1. GO OUT: It does not have to be some extravagant over the top activity every time. It could be as simple as going to a coffee shop and chilling out or smoking at a hookah lounge. If you want to avoid having sex too soon don’t find yourself alone an apartment or house for too long.
2. Don’t go out too Often: If you spend a lot of time together initially you will feel a bond faster and the attraction will be build. I suggest taking it slow and giving yourself time to process the feelings that you have. Sometimes time apart lets you determine how much you really like someone.
3. Terrible Panties: The oldest trick I know is to wear your least attractive underwear you own. Period panties, the ones my dog basically ate the crouch out so there are all this tiny teeth holes, umm the ones that were accidentally bleached, or maybe even buy a pair of high waist briefs. Unsexy panties are embarrassing and that’s why they work.
4. Never invite him in or go to his place: at least not until you are ready to be alone and are ok with the likelihood of sex. OK, so you have went out a couple times and there is this moment when you think should “I invite him in or go to his place and have a night cap???” I say hold up. I like sex but in due time so when then this dilemma happens I go with nay because if it was good idea I wouldn’t question myself.

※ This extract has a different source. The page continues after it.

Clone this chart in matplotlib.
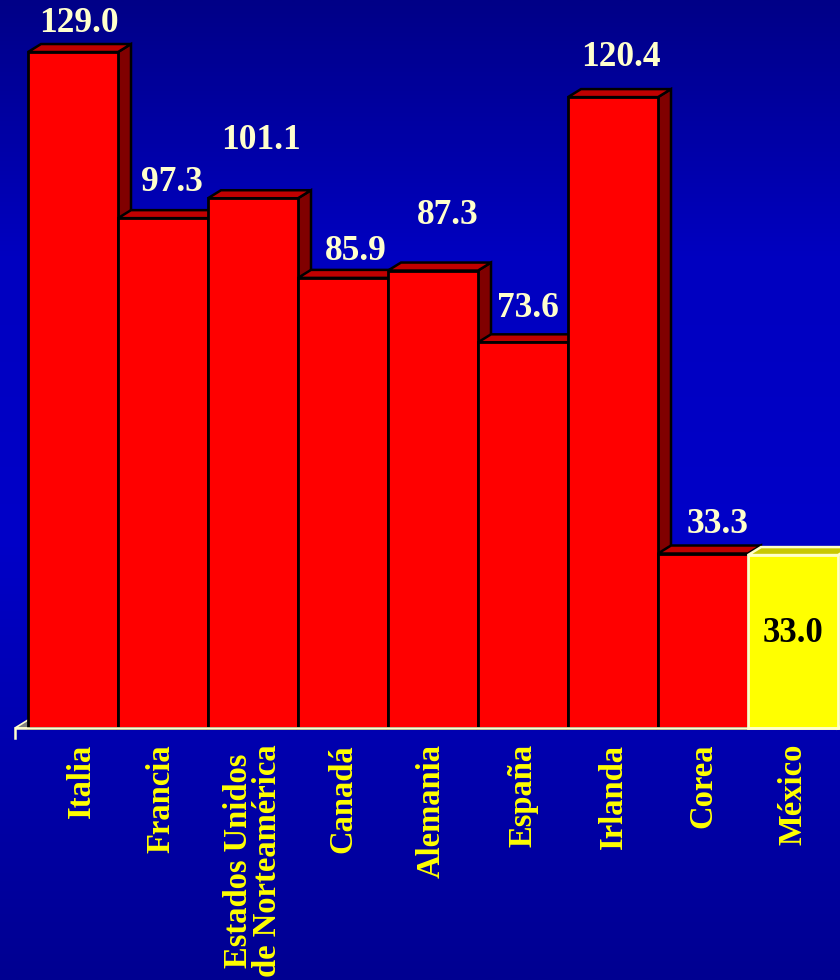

5. Don’t focus on his sexy: There have been guys when I’m like “man he is too sexy, I just want to know what it be like” then I’m disappointed or obsessed; more than likely disappointed. I’ve learned that if I focus on his personality I can become more attracted to someone I’m not physically feeling or less attracted to someone who I drooled over. Personality affects sex appeal and whether we want to admit it or not the finest people have the worst personalities.